Task instructions: Reproduce all of the data below without alteration; exclude every picture.

Dataset excerpt:

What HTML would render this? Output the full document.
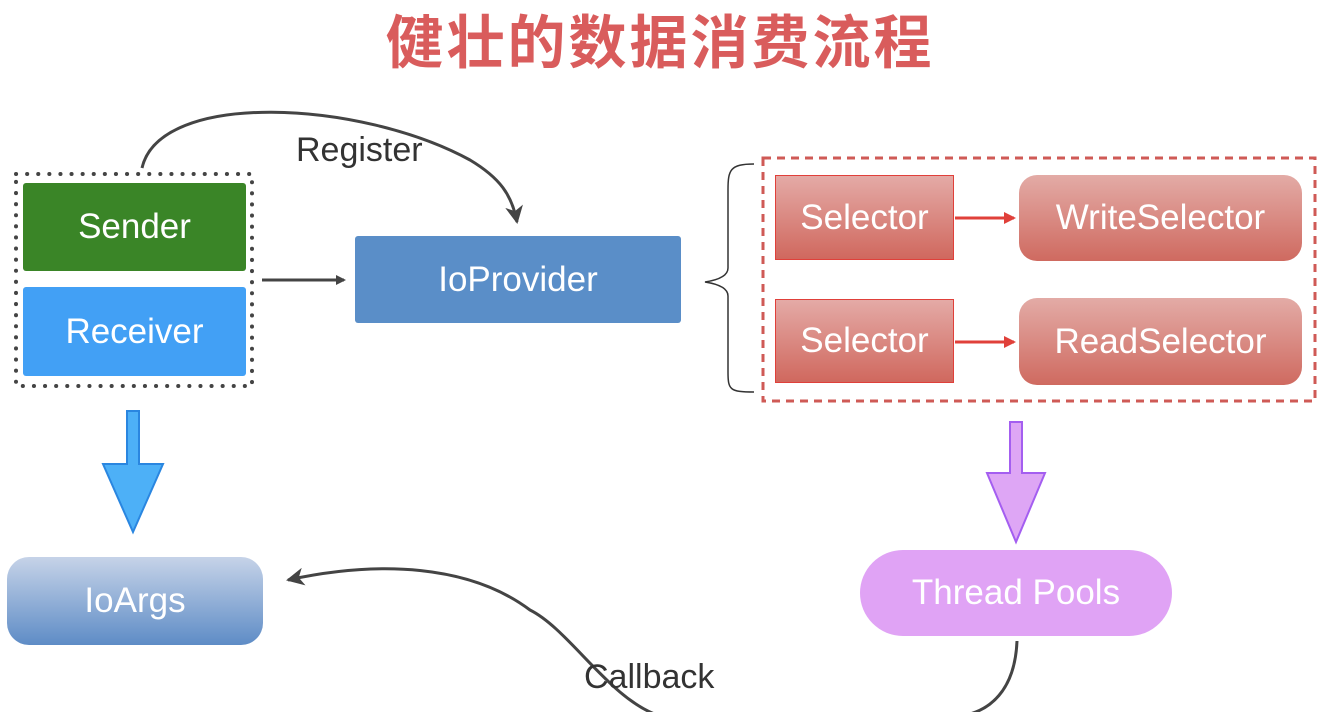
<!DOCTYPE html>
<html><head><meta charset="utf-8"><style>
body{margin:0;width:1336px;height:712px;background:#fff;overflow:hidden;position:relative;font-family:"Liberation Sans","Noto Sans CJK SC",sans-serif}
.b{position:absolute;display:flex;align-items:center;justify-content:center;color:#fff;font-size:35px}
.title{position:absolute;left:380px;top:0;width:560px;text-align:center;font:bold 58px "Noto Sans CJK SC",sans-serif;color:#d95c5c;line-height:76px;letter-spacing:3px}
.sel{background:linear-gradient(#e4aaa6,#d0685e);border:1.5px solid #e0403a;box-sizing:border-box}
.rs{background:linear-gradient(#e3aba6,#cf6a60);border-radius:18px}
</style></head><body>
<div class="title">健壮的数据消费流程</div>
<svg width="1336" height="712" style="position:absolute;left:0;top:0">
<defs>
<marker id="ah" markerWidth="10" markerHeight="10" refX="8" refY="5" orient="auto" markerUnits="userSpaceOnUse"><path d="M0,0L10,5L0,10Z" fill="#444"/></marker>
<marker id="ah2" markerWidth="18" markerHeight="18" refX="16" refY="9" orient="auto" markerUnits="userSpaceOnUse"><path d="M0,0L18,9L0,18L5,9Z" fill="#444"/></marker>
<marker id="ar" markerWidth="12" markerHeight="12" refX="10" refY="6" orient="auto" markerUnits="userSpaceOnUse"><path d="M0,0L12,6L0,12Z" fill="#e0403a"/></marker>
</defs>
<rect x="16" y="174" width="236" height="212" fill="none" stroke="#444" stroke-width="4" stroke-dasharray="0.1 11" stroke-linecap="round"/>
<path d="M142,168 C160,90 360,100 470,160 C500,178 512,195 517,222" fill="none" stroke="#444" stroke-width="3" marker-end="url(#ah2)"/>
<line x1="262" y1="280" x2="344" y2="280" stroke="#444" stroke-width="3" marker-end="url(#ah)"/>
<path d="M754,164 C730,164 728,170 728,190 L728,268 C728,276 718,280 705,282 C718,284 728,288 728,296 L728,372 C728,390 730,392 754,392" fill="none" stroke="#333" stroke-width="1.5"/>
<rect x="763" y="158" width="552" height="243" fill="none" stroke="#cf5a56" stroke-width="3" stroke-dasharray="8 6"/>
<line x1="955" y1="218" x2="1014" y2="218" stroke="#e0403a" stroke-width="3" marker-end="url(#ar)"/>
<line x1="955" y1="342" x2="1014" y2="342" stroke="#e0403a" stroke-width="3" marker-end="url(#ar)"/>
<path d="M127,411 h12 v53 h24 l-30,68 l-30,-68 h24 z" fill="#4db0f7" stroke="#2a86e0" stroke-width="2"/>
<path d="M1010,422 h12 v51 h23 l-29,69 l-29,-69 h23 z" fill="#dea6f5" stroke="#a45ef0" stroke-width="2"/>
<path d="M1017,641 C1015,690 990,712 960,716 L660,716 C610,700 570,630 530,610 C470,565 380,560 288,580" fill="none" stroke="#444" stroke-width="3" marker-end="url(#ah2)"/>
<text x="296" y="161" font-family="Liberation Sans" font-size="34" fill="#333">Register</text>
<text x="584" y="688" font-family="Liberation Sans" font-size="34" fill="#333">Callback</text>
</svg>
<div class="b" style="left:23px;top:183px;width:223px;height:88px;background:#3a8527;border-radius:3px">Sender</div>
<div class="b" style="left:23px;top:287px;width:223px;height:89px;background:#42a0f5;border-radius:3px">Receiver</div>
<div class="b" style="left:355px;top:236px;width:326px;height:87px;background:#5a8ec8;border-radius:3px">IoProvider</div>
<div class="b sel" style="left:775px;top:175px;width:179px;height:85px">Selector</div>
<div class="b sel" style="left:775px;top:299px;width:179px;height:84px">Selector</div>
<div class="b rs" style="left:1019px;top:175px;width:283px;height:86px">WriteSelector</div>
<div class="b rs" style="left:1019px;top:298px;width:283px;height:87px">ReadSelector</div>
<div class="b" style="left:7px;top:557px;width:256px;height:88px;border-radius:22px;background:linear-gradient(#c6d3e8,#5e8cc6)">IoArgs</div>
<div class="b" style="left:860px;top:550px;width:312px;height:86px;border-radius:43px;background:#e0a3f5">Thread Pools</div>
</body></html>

Answer to the exercise:
What HTML would render this? Output the full document.
<!DOCTYPE html>
<html><head><meta charset="utf-8"><style>
body{margin:0;width:1336px;height:712px;background:#fff;overflow:hidden;position:relative;font-family:"Liberation Sans","Noto Sans CJK SC",sans-serif}
.b{position:absolute;display:flex;align-items:center;justify-content:center;color:#fff;font-size:35px}
.title{position:absolute;left:380px;top:0;width:560px;text-align:center;font:bold 58px "Noto Sans CJK SC",sans-serif;color:#d95c5c;line-height:76px;letter-spacing:3px}
.sel{background:linear-gradient(#e4aaa6,#d0685e);border:1.5px solid #e0403a;box-sizing:border-box}
.rs{background:linear-gradient(#e3aba6,#cf6a60);border-radius:18px}
</style></head><body>
<div class="title">健壮的数据消费流程</div>
<svg width="1336" height="712" style="position:absolute;left:0;top:0">
<defs>
<marker id="ah" markerWidth="10" markerHeight="10" refX="8" refY="5" orient="auto" markerUnits="userSpaceOnUse"><path d="M0,0L10,5L0,10Z" fill="#444"/></marker>
<marker id="ah2" markerWidth="18" markerHeight="18" refX="16" refY="9" orient="auto" markerUnits="userSpaceOnUse"><path d="M0,0L18,9L0,18L5,9Z" fill="#444"/></marker>
<marker id="ar" markerWidth="12" markerHeight="12" refX="10" refY="6" orient="auto" markerUnits="userSpaceOnUse"><path d="M0,0L12,6L0,12Z" fill="#e0403a"/></marker>
</defs>
<rect x="16" y="174" width="236" height="212" fill="none" stroke="#444" stroke-width="4" stroke-dasharray="0.1 11" stroke-linecap="round"/>
<path d="M142,168 C160,90 360,100 470,160 C500,178 512,195 517,222" fill="none" stroke="#444" stroke-width="3" marker-end="url(#ah2)"/>
<line x1="262" y1="280" x2="344" y2="280" stroke="#444" stroke-width="3" marker-end="url(#ah)"/>
<path d="M754,164 C730,164 728,170 728,190 L728,268 C728,276 718,280 705,282 C718,284 728,288 728,296 L728,372 C728,390 730,392 754,392" fill="none" stroke="#333" stroke-width="1.5"/>
<rect x="763" y="158" width="552" height="243" fill="none" stroke="#cf5a56" stroke-width="3" stroke-dasharray="8 6"/>
<line x1="955" y1="218" x2="1014" y2="218" stroke="#e0403a" stroke-width="3" marker-end="url(#ar)"/>
<line x1="955" y1="342" x2="1014" y2="342" stroke="#e0403a" stroke-width="3" marker-end="url(#ar)"/>
<path d="M127,411 h12 v53 h24 l-30,68 l-30,-68 h24 z" fill="#4db0f7" stroke="#2a86e0" stroke-width="2"/>
<path d="M1010,422 h12 v51 h23 l-29,69 l-29,-69 h23 z" fill="#dea6f5" stroke="#a45ef0" stroke-width="2"/>
<path d="M1017,641 C1015,690 990,712 960,716 L660,716 C610,700 570,630 530,610 C470,565 380,560 288,580" fill="none" stroke="#444" stroke-width="3" marker-end="url(#ah2)"/>
<text x="296" y="161" font-family="Liberation Sans" font-size="34" fill="#333">Register</text>
<text x="584" y="688" font-family="Liberation Sans" font-size="34" fill="#333">Callback</text>
</svg>
<div class="b" style="left:23px;top:183px;width:223px;height:88px;background:#3a8527;border-radius:3px">Sender</div>
<div class="b" style="left:23px;top:287px;width:223px;height:89px;background:#42a0f5;border-radius:3px">Receiver</div>
<div class="b" style="left:355px;top:236px;width:326px;height:87px;background:#5a8ec8;border-radius:3px">IoProvider</div>
<div class="b sel" style="left:775px;top:175px;width:179px;height:85px">Selector</div>
<div class="b sel" style="left:775px;top:299px;width:179px;height:84px">Selector</div>
<div class="b rs" style="left:1019px;top:175px;width:283px;height:86px">WriteSelector</div>
<div class="b rs" style="left:1019px;top:298px;width:283px;height:87px">ReadSelector</div>
<div class="b" style="left:7px;top:557px;width:256px;height:88px;border-radius:22px;background:linear-gradient(#c6d3e8,#5e8cc6)">IoArgs</div>
<div class="b" style="left:860px;top:550px;width:312px;height:86px;border-radius:43px;background:#e0a3f5">Thread Pools</div>
</body></html>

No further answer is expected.